Reportedly, Masood Azhar had met Taliban leaders, including Mullah Abdul Ghani Baradar, to seek ‘help’ for operations in the Kashmir Valley.
These developments demonstrate Pakistan’s continued duplicity on the issue of terrorism and its use of terrorist groups as proxies in its pursuit of geopolitical rivalry against India.
Moreover, they do not show a change in Pakistan Army’s anti-India attitude. Therefore, the NSP’s claims of pursuing better relations with India sound hollow.
If Pakistan is not serious about improving relations with India, what explains NSP’s approach on the same?
Clearly, the NSP and its contents are geared towards the international audience to give an impression that Pakistan is changing. Its economy is in doldrums with depleting forex reserves, rising inflation and unemployment, soaring costs of China-financed projects as part of the China-Pakistan Economic Corridor, and repeated bailouts from the International Monetary Fund and benefactors like Saudi Arabia.
The Financial Action Task Force’s continued grey listing has also deeply hurt its economic prospects. Therefore, Pakistan desperately needs foreign investment and trade to improve its economic fortunes. Islamabad believes that the rhetoric of human security and connectivity combined with peace with India will hopefully convince the international community of its changed attitude.

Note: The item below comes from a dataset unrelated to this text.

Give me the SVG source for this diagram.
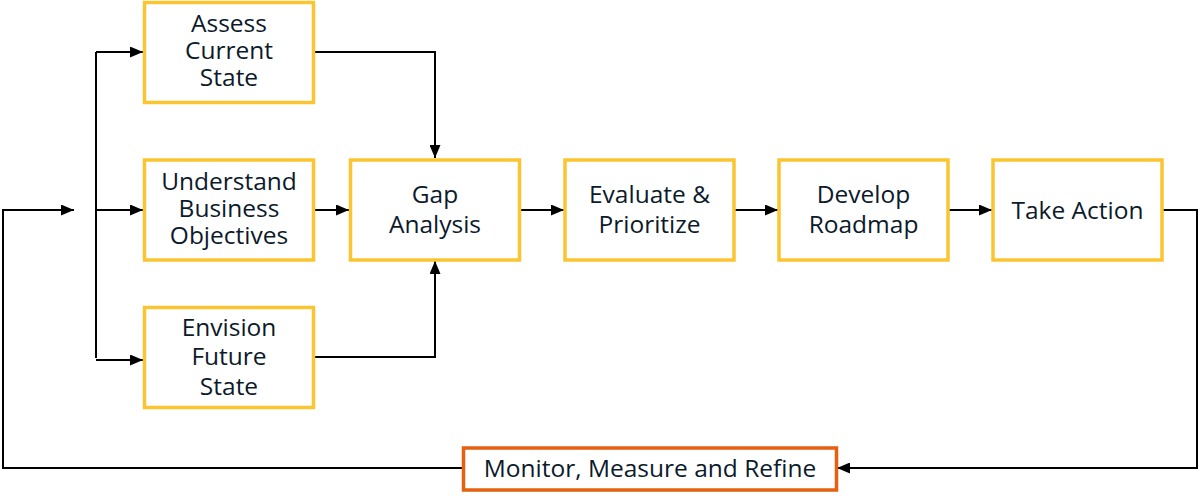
<svg xmlns="http://www.w3.org/2000/svg" width="1200" height="498" viewBox="0 0 1200 498">
<style>
.box{fill:#fff;stroke:#FBC531;stroke-width:3.5}
.mon{fill:#fff;stroke:#E5600F;stroke-width:3.5}
.t{font-family:"Open Sans","Noto Sans",sans-serif;font-size:24.5px;fill:#0c1a2b;text-anchor:middle}
.c{fill:none;stroke:#000;stroke-width:2}
</style>
<defs>
<marker id="ah" markerWidth="13" markerHeight="11" refX="13" refY="5.5" orient="auto" markerUnits="userSpaceOnUse">
<path d="M0,0 L13,5.5 L0,11 z" fill="#000"/>
</marker>
</defs>
<rect width="1200" height="498" fill="#fff"/>
<g id="connectors">
<path class="c" d="M96,52 V358"/>
<path class="c" d="M96,52 H143" marker-end="url(#ah)"/>
<path class="c" d="M96,210 H143" marker-end="url(#ah)"/>
<path class="c" d="M96,360 H143" marker-end="url(#ah)"/>
<path class="c" d="M462,468 H3 V210 H74" marker-end="url(#ah)"/>
<path class="c" d="M313,52 H435 V158" marker-end="url(#ah)"/>
<path class="c" d="M313,357 H435 V261" marker-end="url(#ah)"/>
<path class="c" d="M313,210 H349" marker-end="url(#ah)"/>
<path class="c" d="M519,210 H564" marker-end="url(#ah)"/>
<path class="c" d="M734,210 H778" marker-end="url(#ah)"/>
<path class="c" d="M948,210 H992" marker-end="url(#ah)"/>
<path class="c" d="M1162,210 H1197 V468 H837" marker-end="url(#ah)"/>
</g>
<g id="assess">
<rect class="box" x="144.5" y="2.5" width="169" height="100"/>
<text class="t" x="229" y="32">Assess</text>
<text class="t" x="229" y="59">Current</text>
<text class="t" x="229" y="86">State</text>
</g>
<g id="understand">
<rect class="box" x="144.5" y="160" width="169" height="100"/>
<text class="t" x="229" y="190">Understand</text>
<text class="t" x="229" y="217">Business</text>
<text class="t" x="229" y="244">Objectives</text>
</g>
<g id="envision">
<rect class="box" x="144.5" y="307.5" width="169" height="100"/>
<text class="t" x="229" y="336">Envision</text>
<text class="t" x="229" y="365">Future</text>
<text class="t" x="229" y="395">State</text>
</g>
<g id="gap">
<rect class="box" x="350.5" y="160" width="169" height="100"/>
<text class="t" x="435" y="203">Gap</text>
<text class="t" x="435" y="233">Analysis</text>
</g>
<g id="evaluate">
<rect class="box" x="565" y="160" width="169" height="100"/>
<text class="t" x="649.5" y="203">Evaluate &amp;</text>
<text class="t" x="649.5" y="233">Prioritize</text>
</g>
<g id="develop">
<rect class="box" x="779" y="160" width="169" height="100"/>
<text class="t" x="863.5" y="203">Develop</text>
<text class="t" x="863.5" y="233">Roadmap</text>
</g>
<g id="take-action">
<rect class="box" x="993" y="160" width="169" height="100"/>
<text class="t" x="1077.5" y="219">Take Action</text>
</g>
<g id="monitor">
<rect class="mon" x="463.5" y="448" width="373" height="42"/>
<text class="t" x="650" y="477">Monitor, Measure and Refine</text>
</g>
</svg>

But the anti-India attitude is so ingrained in Pakistan’s military and diplomatic establishments that even before the NSP’s release, other elements have voiced their opposition. For instance, Abdul Basit, the former Pakistan High Commissioner to India, tweeted that resuming dialogue and trade with India would be a ‘mistake of massive proportions’.
India-Pakistan peace processes have a prolonged history of false starts. When even normal diplomatic relations between the two countries are non-existent, it will be futile to expect that there will be expeditious movement on the dialogue front.
To kick-start the dialogue process, Pakistan will need to take concrete steps on the ground than just staring that it desires for peace with India. Till then, India should adopt a ‘wait and watch’ policy vis-a-vis the NSP and evaluate its implementation.